Recorded data:
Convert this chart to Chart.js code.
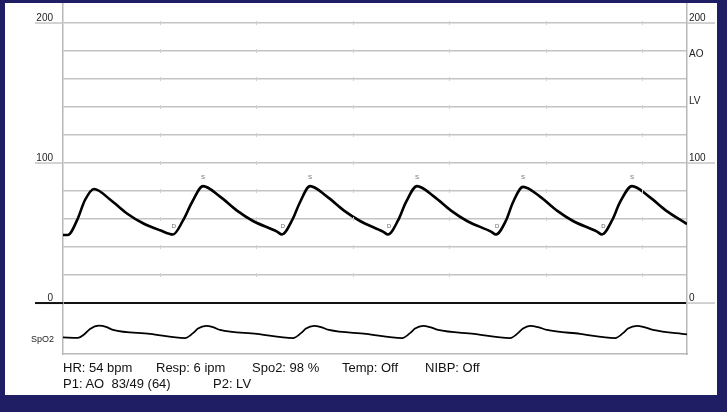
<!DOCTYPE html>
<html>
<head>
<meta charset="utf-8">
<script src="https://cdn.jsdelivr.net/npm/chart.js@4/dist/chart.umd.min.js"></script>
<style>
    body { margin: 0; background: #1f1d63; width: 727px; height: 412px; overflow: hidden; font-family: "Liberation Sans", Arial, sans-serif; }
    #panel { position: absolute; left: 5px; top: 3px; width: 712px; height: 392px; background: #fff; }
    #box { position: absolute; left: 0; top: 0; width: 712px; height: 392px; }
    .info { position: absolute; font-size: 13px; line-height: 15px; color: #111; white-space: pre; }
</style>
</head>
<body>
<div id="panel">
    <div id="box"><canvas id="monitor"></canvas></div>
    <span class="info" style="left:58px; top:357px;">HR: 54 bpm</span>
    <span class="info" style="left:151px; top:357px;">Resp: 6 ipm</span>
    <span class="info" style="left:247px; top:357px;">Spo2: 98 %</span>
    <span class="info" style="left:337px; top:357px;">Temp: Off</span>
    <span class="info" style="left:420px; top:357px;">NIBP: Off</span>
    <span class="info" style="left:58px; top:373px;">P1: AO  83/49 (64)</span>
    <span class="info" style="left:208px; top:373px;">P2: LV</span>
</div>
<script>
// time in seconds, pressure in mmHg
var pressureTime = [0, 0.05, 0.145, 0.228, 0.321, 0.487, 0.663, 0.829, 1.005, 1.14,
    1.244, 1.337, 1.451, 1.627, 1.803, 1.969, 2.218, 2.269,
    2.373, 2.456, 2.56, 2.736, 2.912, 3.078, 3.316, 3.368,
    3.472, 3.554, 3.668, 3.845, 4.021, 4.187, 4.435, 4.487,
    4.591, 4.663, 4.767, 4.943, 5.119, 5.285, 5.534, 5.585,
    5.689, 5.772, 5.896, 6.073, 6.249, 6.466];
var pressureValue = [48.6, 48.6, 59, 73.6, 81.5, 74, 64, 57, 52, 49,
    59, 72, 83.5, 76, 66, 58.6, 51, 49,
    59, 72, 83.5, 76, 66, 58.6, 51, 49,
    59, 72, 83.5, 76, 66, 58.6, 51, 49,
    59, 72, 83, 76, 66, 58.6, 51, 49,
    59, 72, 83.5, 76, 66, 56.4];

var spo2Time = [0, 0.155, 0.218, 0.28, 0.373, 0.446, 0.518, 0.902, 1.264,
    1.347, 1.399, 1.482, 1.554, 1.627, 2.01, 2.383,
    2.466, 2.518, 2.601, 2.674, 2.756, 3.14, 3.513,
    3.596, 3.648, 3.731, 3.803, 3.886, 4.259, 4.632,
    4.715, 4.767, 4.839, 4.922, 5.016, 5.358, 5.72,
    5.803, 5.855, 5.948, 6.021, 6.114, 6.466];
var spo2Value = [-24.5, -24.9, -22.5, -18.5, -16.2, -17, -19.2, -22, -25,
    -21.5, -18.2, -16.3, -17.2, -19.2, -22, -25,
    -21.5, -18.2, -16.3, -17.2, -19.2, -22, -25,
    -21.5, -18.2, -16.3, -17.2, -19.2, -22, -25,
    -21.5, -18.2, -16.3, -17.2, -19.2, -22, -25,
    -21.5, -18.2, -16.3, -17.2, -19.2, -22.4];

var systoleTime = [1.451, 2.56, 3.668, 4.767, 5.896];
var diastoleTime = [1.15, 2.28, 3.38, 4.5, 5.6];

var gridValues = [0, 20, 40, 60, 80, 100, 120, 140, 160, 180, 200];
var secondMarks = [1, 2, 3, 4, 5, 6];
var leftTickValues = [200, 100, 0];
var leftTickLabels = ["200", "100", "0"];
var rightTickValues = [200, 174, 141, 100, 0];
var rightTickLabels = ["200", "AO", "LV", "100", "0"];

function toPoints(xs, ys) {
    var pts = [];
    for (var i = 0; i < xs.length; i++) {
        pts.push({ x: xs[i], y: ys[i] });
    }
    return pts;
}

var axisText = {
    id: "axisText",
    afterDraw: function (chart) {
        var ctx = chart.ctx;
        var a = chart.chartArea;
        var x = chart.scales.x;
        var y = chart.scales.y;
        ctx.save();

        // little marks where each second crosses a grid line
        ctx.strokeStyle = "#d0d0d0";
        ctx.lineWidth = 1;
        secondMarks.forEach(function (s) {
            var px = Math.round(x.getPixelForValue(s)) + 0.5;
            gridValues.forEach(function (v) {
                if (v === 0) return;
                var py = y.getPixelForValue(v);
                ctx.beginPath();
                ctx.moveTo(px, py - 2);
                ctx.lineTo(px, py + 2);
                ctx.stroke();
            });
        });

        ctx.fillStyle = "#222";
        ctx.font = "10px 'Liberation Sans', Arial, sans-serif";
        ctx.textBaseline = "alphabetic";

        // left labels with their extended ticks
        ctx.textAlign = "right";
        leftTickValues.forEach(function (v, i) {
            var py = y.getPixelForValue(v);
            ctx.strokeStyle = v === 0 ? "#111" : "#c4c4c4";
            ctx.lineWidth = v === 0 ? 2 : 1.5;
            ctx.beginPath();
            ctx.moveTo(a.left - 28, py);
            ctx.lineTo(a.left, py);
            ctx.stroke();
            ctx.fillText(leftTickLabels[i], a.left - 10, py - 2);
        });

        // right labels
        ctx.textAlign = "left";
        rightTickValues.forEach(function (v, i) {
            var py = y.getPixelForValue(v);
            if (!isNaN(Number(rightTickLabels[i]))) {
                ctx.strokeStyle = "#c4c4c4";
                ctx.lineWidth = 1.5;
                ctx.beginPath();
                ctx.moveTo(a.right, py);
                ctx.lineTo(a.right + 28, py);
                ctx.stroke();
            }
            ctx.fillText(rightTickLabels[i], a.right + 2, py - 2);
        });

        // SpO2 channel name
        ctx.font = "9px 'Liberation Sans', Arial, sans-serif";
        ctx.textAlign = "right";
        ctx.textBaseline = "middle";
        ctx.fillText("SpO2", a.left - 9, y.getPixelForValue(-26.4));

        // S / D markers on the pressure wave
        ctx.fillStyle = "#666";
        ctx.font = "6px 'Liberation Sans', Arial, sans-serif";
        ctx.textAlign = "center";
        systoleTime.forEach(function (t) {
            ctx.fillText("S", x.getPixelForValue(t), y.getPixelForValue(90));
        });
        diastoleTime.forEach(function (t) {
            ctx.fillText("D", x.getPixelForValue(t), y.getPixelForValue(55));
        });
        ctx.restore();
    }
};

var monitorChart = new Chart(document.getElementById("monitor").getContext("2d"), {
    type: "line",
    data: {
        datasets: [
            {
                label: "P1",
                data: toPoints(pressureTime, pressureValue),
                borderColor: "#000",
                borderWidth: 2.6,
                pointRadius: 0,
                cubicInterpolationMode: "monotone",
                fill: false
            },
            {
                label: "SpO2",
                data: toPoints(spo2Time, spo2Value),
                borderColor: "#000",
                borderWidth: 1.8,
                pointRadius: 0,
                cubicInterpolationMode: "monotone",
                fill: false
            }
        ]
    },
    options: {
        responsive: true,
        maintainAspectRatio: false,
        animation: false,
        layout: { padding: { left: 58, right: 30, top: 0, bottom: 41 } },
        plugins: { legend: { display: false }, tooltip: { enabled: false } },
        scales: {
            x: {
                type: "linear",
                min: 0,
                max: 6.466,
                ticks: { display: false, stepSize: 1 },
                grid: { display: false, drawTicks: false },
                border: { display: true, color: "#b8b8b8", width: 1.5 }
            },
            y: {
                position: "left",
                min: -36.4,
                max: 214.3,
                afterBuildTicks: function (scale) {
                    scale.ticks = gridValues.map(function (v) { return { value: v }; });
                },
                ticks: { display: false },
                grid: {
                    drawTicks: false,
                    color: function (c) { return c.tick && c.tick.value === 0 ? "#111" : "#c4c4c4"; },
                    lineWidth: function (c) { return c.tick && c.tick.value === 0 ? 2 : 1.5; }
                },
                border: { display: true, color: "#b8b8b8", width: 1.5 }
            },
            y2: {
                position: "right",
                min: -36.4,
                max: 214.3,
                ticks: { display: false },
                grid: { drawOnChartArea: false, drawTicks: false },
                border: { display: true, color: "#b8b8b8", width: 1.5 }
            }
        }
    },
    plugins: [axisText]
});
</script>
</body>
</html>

Given task: With all pictures left out, please transcribe exactly the lines from the start of the material through the line with "59, 72, 83.5, 76, 66, 56.4];".

Task response:
Convert this chart to Chart.js code.
<!DOCTYPE html>
<html>
<head>
<meta charset="utf-8">
<script src="https://cdn.jsdelivr.net/npm/chart.js@4/dist/chart.umd.min.js"></script>
<style>
    body { margin: 0; background: #1f1d63; width: 727px; height: 412px; overflow: hidden; font-family: "Liberation Sans", Arial, sans-serif; }
    #panel { position: absolute; left: 5px; top: 3px; width: 712px; height: 392px; background: #fff; }
    #box { position: absolute; left: 0; top: 0; width: 712px; height: 392px; }
    .info { position: absolute; font-size: 13px; line-height: 15px; color: #111; white-space: pre; }
</style>
</head>
<body>
<div id="panel">
    <div id="box"><canvas id="monitor"></canvas></div>
    <span class="info" style="left:58px; top:357px;">HR: 54 bpm</span>
    <span class="info" style="left:151px; top:357px;">Resp: 6 ipm</span>
    <span class="info" style="left:247px; top:357px;">Spo2: 98 %</span>
    <span class="info" style="left:337px; top:357px;">Temp: Off</span>
    <span class="info" style="left:420px; top:357px;">NIBP: Off</span>
    <span class="info" style="left:58px; top:373px;">P1: AO  83/49 (64)</span>
    <span class="info" style="left:208px; top:373px;">P2: LV</span>
</div>
<script>
// time in seconds, pressure in mmHg
var pressureTime = [0, 0.05, 0.145, 0.228, 0.321, 0.487, 0.663, 0.829, 1.005, 1.14,
    1.244, 1.337, 1.451, 1.627, 1.803, 1.969, 2.218, 2.269,
    2.373, 2.456, 2.56, 2.736, 2.912, 3.078, 3.316, 3.368,
    3.472, 3.554, 3.668, 3.845, 4.021, 4.187, 4.435, 4.487,
    4.591, 4.663, 4.767, 4.943, 5.119, 5.285, 5.534, 5.585,
    5.689, 5.772, 5.896, 6.073, 6.249, 6.466];
var pressureValue = [48.6, 48.6, 59, 73.6, 81.5, 74, 64, 57, 52, 49,
    59, 72, 83.5, 76, 66, 58.6, 51, 49,
    59, 72, 83.5, 76, 66, 58.6, 51, 49,
    59, 72, 83.5, 76, 66, 58.6, 51, 49,
    59, 72, 83, 76, 66, 58.6, 51, 49,
    59, 72, 83.5, 76, 66, 56.4];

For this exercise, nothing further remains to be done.